Data Privacy and GDPR Best Practices
Privacy and its enforcement via GDPR and other legislation can be a source of problems if the identity architecture isn’t set up correctly. In this article, we’ll go through a few of the best practices to follow when applying a Neo-Security Architecture to a privacy problem.
Centralized Identities
By centralizing the issuance of identity information with the Identity Management System (IMS) your organization is already on track for a privacy-centric system. All identity-related data should be considered a privacy concern until deemed otherwise. This means that when a user authenticates, all logs, events, audits, database access need to be understood and handled correctly. If this is spread out across too many system-domains it quickly becomes unmanageable. The IMS addresses this issue by encapsulating it into three distinct services under tight control: The Authentication Service, the Token Service, and the User Management Service.
All data that the authentication service has at hand while authenticating a user does not need to be communicated to the end system. The result of authentication is a canonicalized set of attributes describing the authenticated identity. The only recipient of this data is the Token Service (or federation service in some cases), which narrows the potential leak of information significantly.
Token Issuance and Claims
A token contains information about the identity it was issued for.

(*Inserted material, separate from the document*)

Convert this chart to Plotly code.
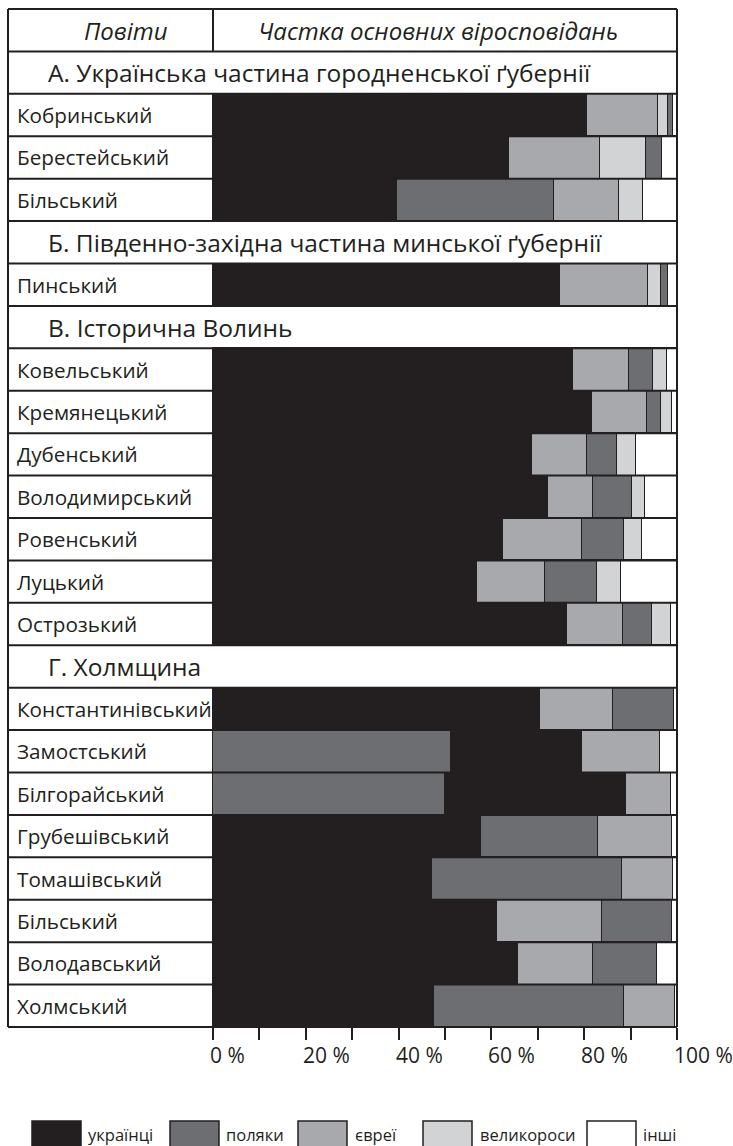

These are claims that should be carefully crafted to ensure that the tokens don’t contain more claims than the API needs to fulfill the request.
Some simple guidelines should be followed when designing tokens:
- Use a global user identifier such as a GUID instead of real user names
- Group claims with scopes and only assign sensitive scopes to trusted clients and APIs
- Only add claims to the token that are needed for the scope of access for which it is issued
- Use a privacy safe token strategy
Using Global Identifiers
In many cases, it’s possible to avoid personally identifiable information (PII) all together in the tokens by anonymizing the subject and carefully adding claims. Doing so reduces the scope for where to manage privacy-related data.
Some tokens, such as an OpenID Connect ID token, are issued directly to the client; this could be a website or a mobile application. In these cases, there are many standard claims that may be present and contain PII. Always consider if these are necessary to include. More times than not, they can be removed.
OpenID Connect provides a standardized way to anonymize the user against the client. This is called a Pairwise Pseudonym Identifier (PPID). This hides the real user ID from the client and provides an identifier that is unique to the client per user. The benefit of using this is that not only is the subject hidden, but it is impossible for two clients to collude and see if the same user is visiting them.
Scopes and Claims
A scope in OAuth defines the scope of access for the client to the APIs. Some access is usually more sensitive than others. By grouping the claims in a token to scopes, it’s easy to control that certain claims are only issued when a particularly sensitive scope is approved. This reduces the data surface of APIs that are exposed to sensitive data.
Privacy Safe Token Strategies
Another important aspect is to use a proper token strategy. At Curity, we have invented two essential strategies: The Phantom Token and the Split Token approach. Both approaches utilize an opaque token on the Internet and translate it to a JSON Web Token (JWT) once the token passes the internal network barrier. This prevents any unintentional leaks of information to the Internet since there is no way a client can decode such a token.